En enquêtant sur ces exécutions de masse, ce petit-fils de déporté a pu se rendre compte de l’effacement de ces événements : “Quand il y a un camp, des barbelés, des traces, quelque chose à voir comme à Auschwitz, les gens reviennent, mais quand il n’y a que des fosses communes, les gens ne reviennent pas. Dans l’histoire de l’humanité, lorsqu’on fusille des gens et qu’on les met dans des fosses, cela ne fait pas mémoire.” Depuis Babi Yar, des massacres au Cambodge, au Rwanda, dans les Balkans ou encore en Syrie ont reproduit les mêmes procédés que lors de la Shoah par balles. Pour le responsable de Yahad-In Unum, le futur mémorial n’est ainsi pas seulement tourné vers le passé, mais surtout vers l’avenir : “S’il y en a un aujourd’hui à Kiev, cela veut peut-être dire qu’il y en aura aussi un jour à Raqqa. C’est un signal pour ceux qui aujourd’hui font des assassinats de masse comme Daech ou Al-Qaïda. Il faut dire à ces tueurs : ‘on reviendra’.”

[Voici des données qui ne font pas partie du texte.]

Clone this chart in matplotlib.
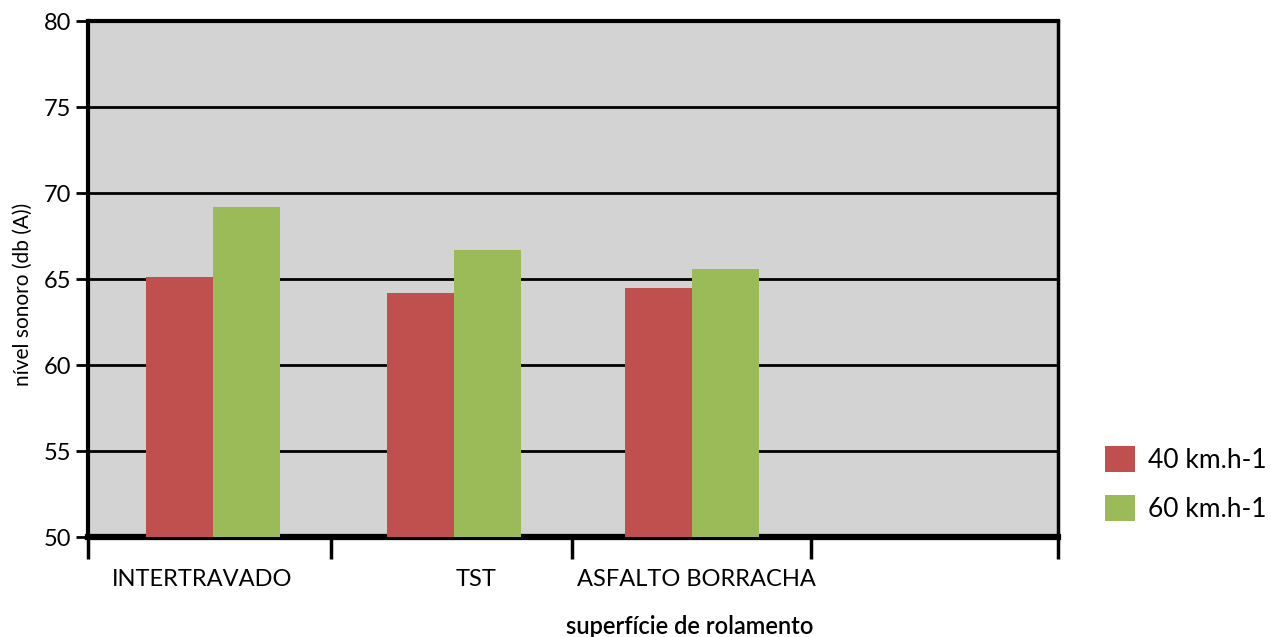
import numpy as np
import matplotlib
matplotlib.use("Agg")
from matplotlib import pyplot as plt
from matplotlib.patches import Patch

plt.rcParams["font.family"] = ["Lato", "DejaVu Sans"]

surfaces = ["INTERTRAVADO", "TST", "ASFALTO BORRACHA"]
series_names = ["40 km.h-1", "60 km.h-1"]
level_40 = [65.14, 64.16, 64.45]
level_60 = [69.18, 66.67, 65.56]
y_ticks = [50, 55, 60, 65, 70, 75, 80]

RED = "#c0504d"
GREEN = "#9bbb59"
N_SLOTS = 4
BAR_W = 0.276

fig = plt.figure(figsize=(12.71, 6.37), dpi=100)
ax = fig.add_axes([88 / 1271, 100 / 637, 970 / 1271, 516 / 637])
ax.set_facecolor("#d3d3d3")

centers = np.arange(len(surfaces)) + 0.5
bar_pos = centers + np.array([0.015, 0.01, -0.01])
ax.bar(bar_pos - BAR_W / 2, level_40, width=BAR_W, color=RED, zorder=3)
ax.bar(bar_pos + BAR_W / 2, level_60, width=BAR_W, color=GREEN, zorder=3)

ax.set_xlim(0, N_SLOTS)
ax.set_ylim(50, 80)
ax.set_yticks(y_ticks)
ax.yaxis.grid(True, color="black", linewidth=2, zorder=1)
ax.set_axisbelow(True)
ax.tick_params(axis="y", length=9, width=2, labelsize=17, pad=3)

# slot boundaries as long tick marks, names on offset minor ticks
ax.set_xticks([0, 1, 1.995, 2.98, 4])
ax.set_xticklabels([])
ax.tick_params(axis="x", which="major", length=16, width=2.5)
label_pos = centers + np.array([-0.03, 0.1, 0.01])
ax.set_xticks(label_pos, minor=True)
ax.set_xticklabels(surfaces, minor=True)
ax.tick_params(axis="x", which="minor", length=0, labelsize=17, pad=23)

for side, lw in [("left", 3), ("top", 3), ("right", 2.5), ("bottom", 4.5)]:
    ax.spines[side].set_linewidth(lw)
    ax.spines[side].set_color("black")

fig.text(23 / 1271, 1 - 294 / 637, "nível sonoro (db (A))", rotation=90,
         ha="center", va="center", fontsize=15)
fig.text(690 / 1271, 1 - 627 / 637, "superfície de rolamento",
         ha="center", va="center", fontsize=17, fontweight="semibold")

handles = [Patch(facecolor=RED), Patch(facecolor=GREEN)]
fig.legend(handles, series_names, loc="center left",
           bbox_to_anchor=(1105 / 1271, 1 - 484 / 637), frameon=False,
           fontsize=19, handlelength=1.14, handleheight=1.14,
           handletextpad=0.49, labelspacing=0.85,
           borderpad=0, borderaxespad=0)

fig.savefig("out.png", dpi=100)
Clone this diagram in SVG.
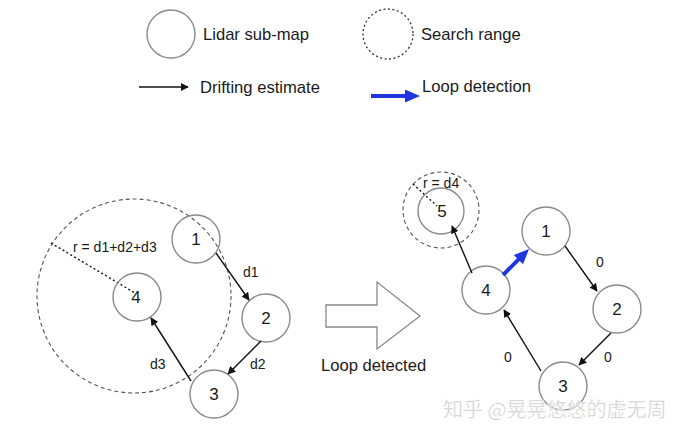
<svg xmlns="http://www.w3.org/2000/svg" width="692" height="436" viewBox="0 0 692 436">
<style>
.node{fill:none;stroke:#8a8a8a;stroke-width:1.4}
.t{font-family:"Liberation Sans",Arial,sans-serif;fill:#1a1a1a}
.num{font-size:17px;text-anchor:middle}
.lbl{font-size:14px}
.leg{font-size:16.6px}
.edge{stroke:#111;stroke-width:1.4;fill:none;marker-end:url(#ah)}
.loop{stroke:#1f35e0;stroke-width:4;fill:none;marker-end:url(#bh)}
.range{fill:none;stroke:#555;stroke-width:1.1;stroke-dasharray:4 3}
.rad{stroke:#111;stroke-width:1.4;stroke-dasharray:2 2.5}
</style>
<defs>
<marker id="ah" viewBox="0 0 10 10" refX="9" refY="5" markerWidth="8" markerHeight="8" markerUnits="userSpaceOnUse" orient="auto"><path d="M0,0 L10,5 L0,10 Z" fill="#111"/></marker>
<marker id="bh" viewBox="0 0 15 13" refX="9" refY="6.5" markerWidth="15" markerHeight="13" markerUnits="userSpaceOnUse" orient="auto"><path d="M0,0 L15,6.5 L0,13 Z" fill="#1f35e0"/></marker>
</defs>
<rect width="692" height="436" fill="#fff"/>

<g id="legend">
<circle class="node" cx="171" cy="34" r="24"/>
<text class="t leg" x="203" y="40">Lidar sub-map</text>
<circle cx="388" cy="34" r="25" fill="none" stroke="#333" stroke-width="1.3" stroke-dasharray="2 2.5"/>
<text class="t leg" x="421" y="40">Search range</text>
<line class="edge" x1="139" y1="87" x2="188" y2="87"/>
<text class="t leg" x="200" y="93">Drifting estimate</text>
<line class="loop" x1="371" y1="96" x2="414" y2="96"/>
<text class="t leg" x="422" y="92">Loop detection</text>
</g>

<g id="left-range">
<circle class="range" cx="134" cy="296" r="97"/>
<line class="rad" x1="51" y1="243" x2="135" y2="293"/>
<text class="t lbl" x="73" y="252">r = d1+d2+d3</text>
</g>
<g id="L1"><circle class="node" cx="196" cy="239" r="24"/><text class="t num" x="196" y="245">1</text></g>
<g id="L2"><circle class="node" cx="266" cy="318" r="24"/><text class="t num" x="266" y="324">2</text></g>
<g id="L3"><circle class="node" cx="214" cy="394" r="24"/><text class="t num" x="214" y="400">3</text></g>
<g id="L4"><circle class="node" cx="137" cy="297" r="24"/><text class="t num" x="136" y="303">4</text></g>

<g id="right-range">
<circle class="range" cx="441" cy="210" r="38"/>
<line class="rad" x1="413" y1="184" x2="437" y2="206"/>
<text class="t lbl" x="423" y="188">r = d4</text>
</g>
<g id="R5"><circle class="node" cx="441" cy="211" r="23"/><text class="t num" x="442" y="217">5</text></g>
<g id="R1"><circle class="node" cx="546" cy="231" r="24"/><text class="t num" x="546" y="237">1</text></g>
<g id="R2"><circle class="node" cx="617" cy="309" r="24"/><text class="t num" x="617" y="315">2</text></g>
<g id="R3"><circle class="node" cx="563" cy="386" r="24"/><text class="t num" x="563" y="392">3</text></g>
<g id="R4"><circle class="node" cx="486" cy="290" r="24"/><text class="t num" x="486" y="296">4</text></g>

<g id="transition">
<path d="M326,305 L377,305 L377,282 L420,316 L377,349 L377,327 L326,327 Z" fill="#fff" stroke="#8a8a8a" stroke-width="1.3"/>
<text class="t leg" x="321" y="371">Loop detected</text>
</g>

<g id="connectors">
<line class="edge" x1="216" y1="253" x2="249" y2="300"/>
<text class="t lbl" x="243" y="277">d1</text>
<line class="edge" x1="261" y1="341" x2="228" y2="374"/>
<text class="t lbl" x="250" y="369">d2</text>
<line class="edge" x1="191" y1="381" x2="151" y2="318"/>
<text class="t lbl" x="150" y="369">d3</text>

<line class="edge" x1="472" y1="273" x2="452" y2="226"/>
<line class="loop" x1="503" y1="275" x2="524.8" y2="253.2"/>
<line class="edge" x1="565" y1="246" x2="597" y2="291"/>
<text class="t lbl" x="596" y="267">0</text>
<line class="edge" x1="611" y1="333" x2="579" y2="365"/>
<text class="t lbl" x="604" y="362">0</text>
<line class="edge" x1="541" y1="371" x2="504" y2="310"/>
<text class="t lbl" x="504" y="362">0</text>
</g>

<g id="watermark">
<text x="443" y="417" font-family="'Noto Sans CJK SC','Liberation Sans',sans-serif" font-size="20" fill="#c8c8c8" stroke="#fff" stroke-width="0.5">知乎 @晃晃悠悠的虚无周</text>
</g>
</svg>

À l’automne 1943, l’écrivain Vassili Grossman, né en Ukraine dans une famille juive, a vent des massacres perpétrés dans sa région d’origine. Dans un article, alors qu’il est sans nouvelle de sa mère, il écrit : “Il n’y a pas de Juifs en Ukraine. Nulle part – Poltava, Kharkov, Kremenchoug, Borispol, Iagotine –, dans aucune grande ville, dans aucune des centaines de petites villes ou des milliers de villages, vous ne verrez les yeux noirs remplis de larmes, des petites filles ; vous n’entendrez la voix douloureuse d’une vieille femme ; vous ne verrez le visage sale d’un bébé affamé. Tout est silence. Tout est paisible. Tout un peuple a été sauvagement massacré.” Il est désormais temps de leur redonner la parole et un visage.